Implementing robust, low-latency streaming with accurate voice activity detection (VAD) and intelligent merging of text segments is non-trivial. But, I did put together this quick Python script using the sounddevice
library to capture audio from my microphone in 5-second chunks and feed it to the parakeet-mlx library:
import sounddevice as sd
import numpy as np
import mlx.core as mx
from parakeet_mlx import from_pretrained
from parakeet_mlx.audio import (
get_logmel,
)
MODEL_ID = "mlx-community/parakeet-tdt-0.6b-v2"
MODEL_DTYPE = mx.bfloat16
CHUNK_SECONDS = 5
print(f"Loading model: {MODEL_ID}...")
model = from_pretrained(MODEL_ID, dtype=MODEL_DTYPE)
TARGET_SAMPLE_RATE = model.preprocessor_config.sample_rate
print("Model loaded.")
def audio_callback(indata, frames, time, status):
if status:
print(status)
audio_np = indata[:, 0]
audio_mx = mx.array(audio_np, dtype=MODEL_DTYPE)
try:
mel_chunk = get_logmel(audio_mx, model.preprocessor_config)
mx.eval(mel_chunk)
results_list = model.generate(mel_chunk)
mx.eval(results_list)
if results_list:
result = results_list[0]
if result.text.strip():
print(
f"[{len(audio_np)/TARGET_SAMPLE_RATE:.2f}s chunk] Transcribed: {result.text.strip()}"
)
except Exception as e:
print(f"Error processing chunk: {e}")
try:
with sd.InputStream(
samplerate=TARGET_SAMPLE_RATE,
channels=1,
dtype="float32",
blocksize=int(TARGET_SAMPLE_RATE * CHUNK_SECONDS),
callback=audio_callback,
):
print(
f"Streaming from microphone ({TARGET_SAMPLE_RATE} Hz, {CHUNK_SECONDS}s chunks)... Press Ctrl+C to stop."
)
while True:
sd.sleep(1000)
except KeyboardInterrupt:
print("\nStreaming stopped.")
except Exception as e:
print(f"An error occurred: {e}")
Running this script gave me output like:
(venv) ➜ parakeet-test python script.py
Loading model: mlx-community/parakeet-tdt-0.6b-v2...
Model loaded.
Streaming from microphone (16000 Hz, 5s chunks)... Press Ctrl+C to stop.
[5.00s chunk] Transcribed: Hello?
[5.00s chunk] Transcribed: Testing one, two, three.
[5.00s chunk] Transcribed: Hello?
It works!
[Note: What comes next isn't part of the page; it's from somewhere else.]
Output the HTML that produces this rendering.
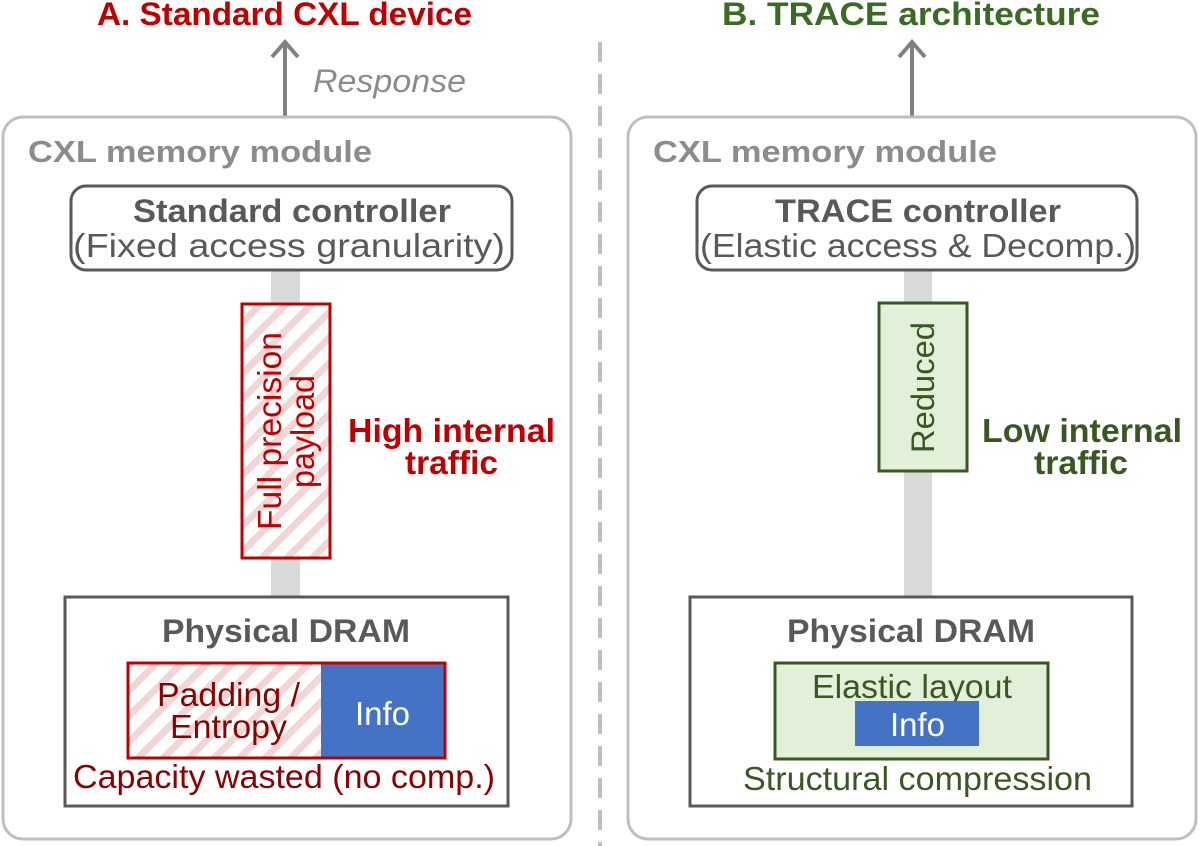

It’s obviously very basic:
- Each chunk is transcribed in complete isolation;
- There’s no voice activity detection, so it processes silent chunks too; and
- There’s no overlap or merging strategy for words that might span across chunk boundaries, which is a common technique for more accurate streaming.
Still, for a very quick and naive hack, it’s exciting to see it responding in near real-time.
What does this unlock?
Fast, local speech-to-text isn’t a completely new capability. I’ve been using various Whisper implementations (like whisper.cpp
) for a while now. What Parakeet-TDT-0.6b-v2, especially via this MLX port, brings to the table is a significant leap in speed for high-accuracy transcription on Apple Silicon.
This dramatic speed-up starts to shift ASR on my Mac from something that I might occasionally do when necessary and take a walk to stretch my legs while it processes, towards an instant utility layer that I can see myself engaging with more frequently.